■ GIVEN PROBLEM
Retype nothing but the lines from the start of the material up to and including the line with "(0,0) rectangle (1535,2331);". Pictures don't belong in the copy.
· · ·
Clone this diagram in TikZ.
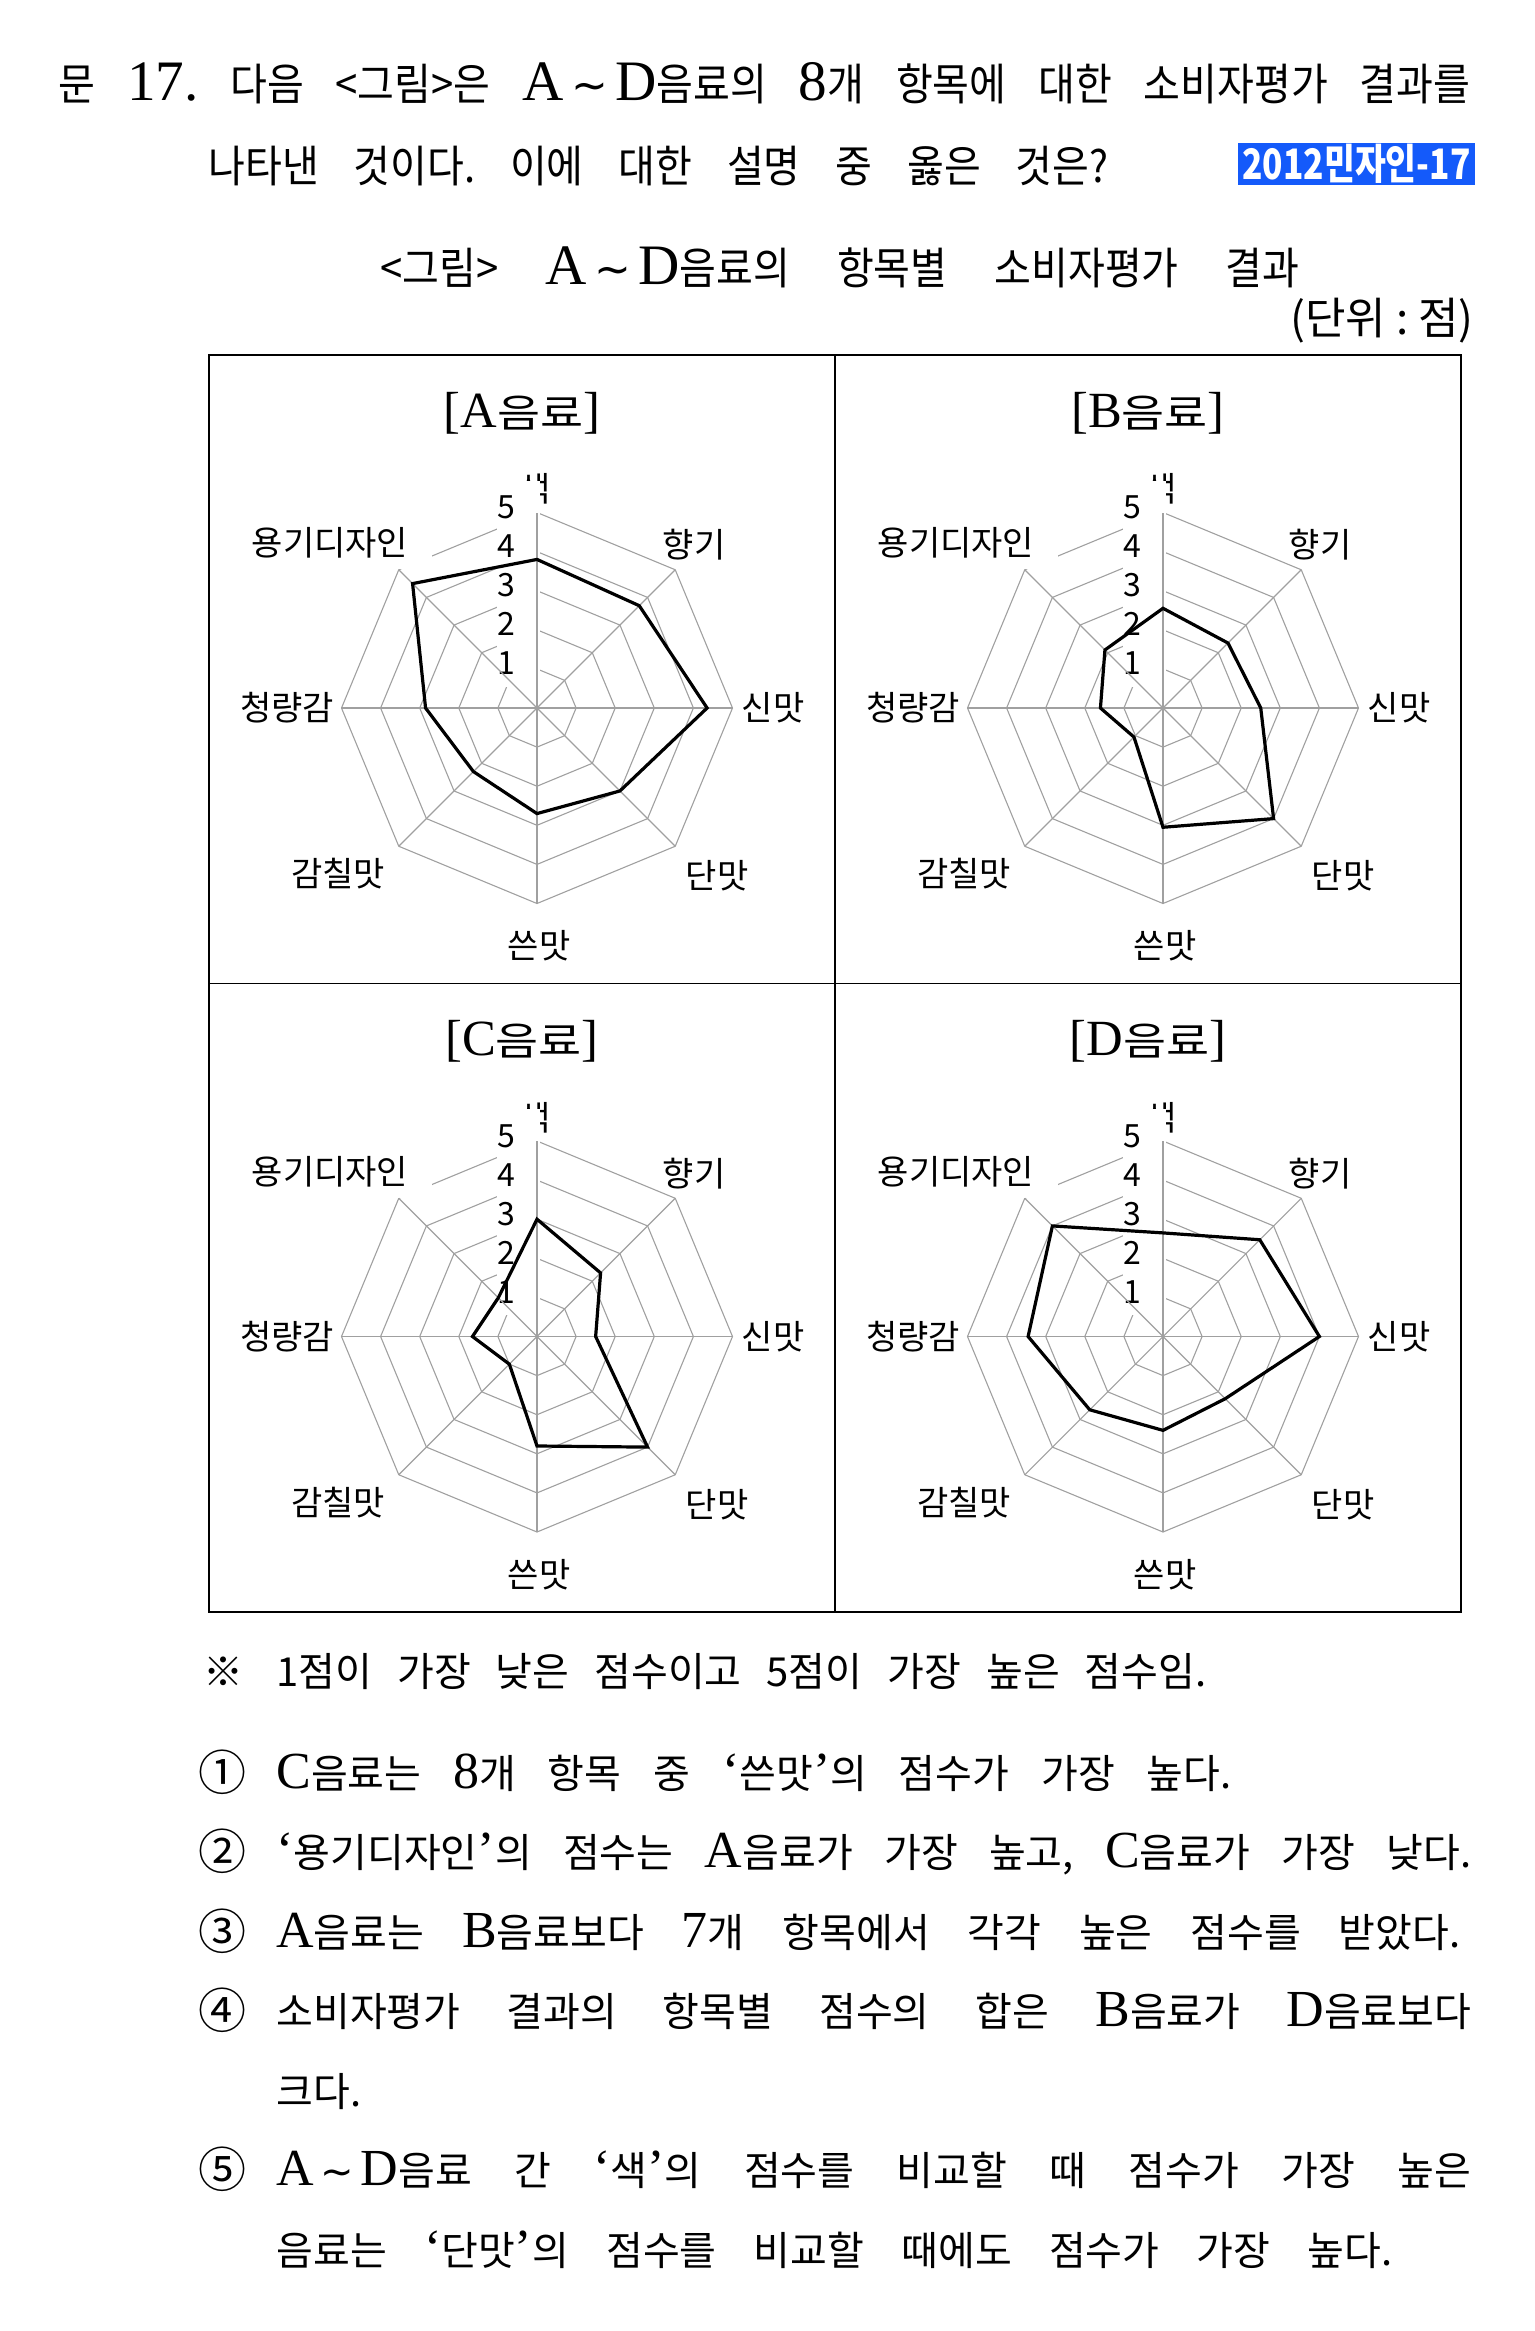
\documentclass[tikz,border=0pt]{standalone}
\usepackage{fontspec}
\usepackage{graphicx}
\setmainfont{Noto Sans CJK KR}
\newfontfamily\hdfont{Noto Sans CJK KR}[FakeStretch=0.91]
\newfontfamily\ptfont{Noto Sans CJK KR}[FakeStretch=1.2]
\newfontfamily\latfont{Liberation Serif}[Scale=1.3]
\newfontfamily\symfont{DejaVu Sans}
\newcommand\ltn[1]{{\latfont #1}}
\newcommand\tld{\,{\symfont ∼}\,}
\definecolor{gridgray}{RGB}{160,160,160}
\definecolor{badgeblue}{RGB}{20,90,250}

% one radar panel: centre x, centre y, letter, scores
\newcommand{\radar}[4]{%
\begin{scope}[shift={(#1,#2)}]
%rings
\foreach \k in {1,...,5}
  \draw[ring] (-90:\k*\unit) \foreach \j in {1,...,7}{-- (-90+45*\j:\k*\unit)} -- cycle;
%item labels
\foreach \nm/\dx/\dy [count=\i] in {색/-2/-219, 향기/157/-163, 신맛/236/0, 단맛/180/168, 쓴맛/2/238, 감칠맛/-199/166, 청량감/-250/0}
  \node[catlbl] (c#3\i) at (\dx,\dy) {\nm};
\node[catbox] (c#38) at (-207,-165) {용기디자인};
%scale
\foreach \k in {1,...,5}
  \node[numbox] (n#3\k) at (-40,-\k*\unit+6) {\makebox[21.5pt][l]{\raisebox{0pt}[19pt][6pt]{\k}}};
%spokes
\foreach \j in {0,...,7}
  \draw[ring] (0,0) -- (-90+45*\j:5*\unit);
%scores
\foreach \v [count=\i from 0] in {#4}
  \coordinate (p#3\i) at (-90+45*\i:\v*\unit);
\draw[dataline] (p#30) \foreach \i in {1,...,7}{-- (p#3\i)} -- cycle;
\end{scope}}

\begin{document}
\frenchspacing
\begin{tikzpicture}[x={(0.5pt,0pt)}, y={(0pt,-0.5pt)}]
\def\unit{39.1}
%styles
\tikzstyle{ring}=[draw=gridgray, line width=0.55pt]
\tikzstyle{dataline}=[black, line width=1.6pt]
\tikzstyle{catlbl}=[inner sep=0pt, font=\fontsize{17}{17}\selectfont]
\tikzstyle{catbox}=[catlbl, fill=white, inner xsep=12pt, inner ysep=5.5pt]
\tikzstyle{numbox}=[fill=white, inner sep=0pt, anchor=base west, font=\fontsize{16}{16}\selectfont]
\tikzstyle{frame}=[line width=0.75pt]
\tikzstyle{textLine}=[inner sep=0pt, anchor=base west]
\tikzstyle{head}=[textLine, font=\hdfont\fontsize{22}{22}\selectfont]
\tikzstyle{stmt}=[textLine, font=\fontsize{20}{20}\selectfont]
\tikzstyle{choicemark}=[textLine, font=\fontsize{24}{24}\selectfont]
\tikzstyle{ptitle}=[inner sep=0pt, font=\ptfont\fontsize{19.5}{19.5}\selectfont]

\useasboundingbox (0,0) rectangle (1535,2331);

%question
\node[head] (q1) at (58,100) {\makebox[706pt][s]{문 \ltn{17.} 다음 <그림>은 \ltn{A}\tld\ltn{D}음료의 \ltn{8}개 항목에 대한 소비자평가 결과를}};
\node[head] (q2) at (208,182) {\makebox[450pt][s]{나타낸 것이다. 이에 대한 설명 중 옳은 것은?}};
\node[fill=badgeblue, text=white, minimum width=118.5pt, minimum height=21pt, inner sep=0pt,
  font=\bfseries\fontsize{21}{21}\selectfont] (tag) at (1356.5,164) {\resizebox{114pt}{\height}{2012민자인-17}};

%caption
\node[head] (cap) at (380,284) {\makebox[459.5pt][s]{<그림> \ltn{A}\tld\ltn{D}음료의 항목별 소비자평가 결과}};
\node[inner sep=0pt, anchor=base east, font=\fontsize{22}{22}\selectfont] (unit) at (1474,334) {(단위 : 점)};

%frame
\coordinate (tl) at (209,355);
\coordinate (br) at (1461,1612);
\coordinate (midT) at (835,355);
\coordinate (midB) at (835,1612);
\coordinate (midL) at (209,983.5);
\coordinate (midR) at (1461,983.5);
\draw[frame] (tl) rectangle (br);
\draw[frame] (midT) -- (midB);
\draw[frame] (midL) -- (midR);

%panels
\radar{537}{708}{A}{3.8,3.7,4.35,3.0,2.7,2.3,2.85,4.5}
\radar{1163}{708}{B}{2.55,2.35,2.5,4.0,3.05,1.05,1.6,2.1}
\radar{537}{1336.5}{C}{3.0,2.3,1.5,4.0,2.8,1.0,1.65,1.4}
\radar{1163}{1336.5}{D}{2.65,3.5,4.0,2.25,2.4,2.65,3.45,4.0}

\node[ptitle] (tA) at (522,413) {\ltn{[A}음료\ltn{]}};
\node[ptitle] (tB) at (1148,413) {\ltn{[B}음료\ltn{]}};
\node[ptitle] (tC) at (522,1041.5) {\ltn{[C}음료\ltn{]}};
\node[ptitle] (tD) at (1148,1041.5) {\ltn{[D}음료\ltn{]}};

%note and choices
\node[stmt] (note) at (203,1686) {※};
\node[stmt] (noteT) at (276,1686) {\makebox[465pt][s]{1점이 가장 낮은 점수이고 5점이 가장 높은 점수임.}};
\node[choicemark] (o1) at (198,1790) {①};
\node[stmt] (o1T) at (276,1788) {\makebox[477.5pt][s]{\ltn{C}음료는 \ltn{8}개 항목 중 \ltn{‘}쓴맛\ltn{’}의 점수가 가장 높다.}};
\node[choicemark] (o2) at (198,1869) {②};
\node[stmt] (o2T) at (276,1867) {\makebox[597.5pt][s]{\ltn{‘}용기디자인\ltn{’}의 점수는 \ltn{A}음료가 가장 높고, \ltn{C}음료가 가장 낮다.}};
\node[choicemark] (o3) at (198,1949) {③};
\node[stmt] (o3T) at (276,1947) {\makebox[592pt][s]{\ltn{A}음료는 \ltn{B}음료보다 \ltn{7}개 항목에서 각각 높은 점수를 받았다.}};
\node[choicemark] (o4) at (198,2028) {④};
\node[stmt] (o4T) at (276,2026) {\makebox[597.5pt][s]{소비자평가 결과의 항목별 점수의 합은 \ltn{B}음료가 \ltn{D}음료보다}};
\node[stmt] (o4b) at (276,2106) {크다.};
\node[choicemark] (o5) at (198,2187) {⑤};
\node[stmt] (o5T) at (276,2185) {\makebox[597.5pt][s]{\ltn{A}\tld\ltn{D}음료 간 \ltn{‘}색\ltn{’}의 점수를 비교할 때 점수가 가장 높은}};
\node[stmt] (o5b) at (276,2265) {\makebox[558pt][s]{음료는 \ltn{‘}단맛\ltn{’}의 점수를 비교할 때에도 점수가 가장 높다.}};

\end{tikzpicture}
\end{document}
· · ·
■ EXPECTED ANSWER
Clone this diagram in TikZ.
\documentclass[tikz,border=0pt]{standalone}
\usepackage{fontspec}
\usepackage{graphicx}
\setmainfont{Noto Sans CJK KR}
\newfontfamily\hdfont{Noto Sans CJK KR}[FakeStretch=0.91]
\newfontfamily\ptfont{Noto Sans CJK KR}[FakeStretch=1.2]
\newfontfamily\latfont{Liberation Serif}[Scale=1.3]
\newfontfamily\symfont{DejaVu Sans}
\newcommand\ltn[1]{{\latfont #1}}
\newcommand\tld{\,{\symfont ∼}\,}
\definecolor{gridgray}{RGB}{160,160,160}
\definecolor{badgeblue}{RGB}{20,90,250}

% one radar panel: centre x, centre y, letter, scores
\newcommand{\radar}[4]{%
\begin{scope}[shift={(#1,#2)}]
%rings
\foreach \k in {1,...,5}
  \draw[ring] (-90:\k*\unit) \foreach \j in {1,...,7}{-- (-90+45*\j:\k*\unit)} -- cycle;
%item labels
\foreach \nm/\dx/\dy [count=\i] in {색/-2/-219, 향기/157/-163, 신맛/236/0, 단맛/180/168, 쓴맛/2/238, 감칠맛/-199/166, 청량감/-250/0}
  \node[catlbl] (c#3\i) at (\dx,\dy) {\nm};
\node[catbox] (c#38) at (-207,-165) {용기디자인};
%scale
\foreach \k in {1,...,5}
  \node[numbox] (n#3\k) at (-40,-\k*\unit+6) {\makebox[21.5pt][l]{\raisebox{0pt}[19pt][6pt]{\k}}};
%spokes
\foreach \j in {0,...,7}
  \draw[ring] (0,0) -- (-90+45*\j:5*\unit);
%scores
\foreach \v [count=\i from 0] in {#4}
  \coordinate (p#3\i) at (-90+45*\i:\v*\unit);
\draw[dataline] (p#30) \foreach \i in {1,...,7}{-- (p#3\i)} -- cycle;
\end{scope}}

\begin{document}
\frenchspacing
\begin{tikzpicture}[x={(0.5pt,0pt)}, y={(0pt,-0.5pt)}]
\def\unit{39.1}
%styles
\tikzstyle{ring}=[draw=gridgray, line width=0.55pt]
\tikzstyle{dataline}=[black, line width=1.6pt]
\tikzstyle{catlbl}=[inner sep=0pt, font=\fontsize{17}{17}\selectfont]
\tikzstyle{catbox}=[catlbl, fill=white, inner xsep=12pt, inner ysep=5.5pt]
\tikzstyle{numbox}=[fill=white, inner sep=0pt, anchor=base west, font=\fontsize{16}{16}\selectfont]
\tikzstyle{frame}=[line width=0.75pt]
\tikzstyle{textLine}=[inner sep=0pt, anchor=base west]
\tikzstyle{head}=[textLine, font=\hdfont\fontsize{22}{22}\selectfont]
\tikzstyle{stmt}=[textLine, font=\fontsize{20}{20}\selectfont]
\tikzstyle{choicemark}=[textLine, font=\fontsize{24}{24}\selectfont]
\tikzstyle{ptitle}=[inner sep=0pt, font=\ptfont\fontsize{19.5}{19.5}\selectfont]

\useasboundingbox (0,0) rectangle (1535,2331);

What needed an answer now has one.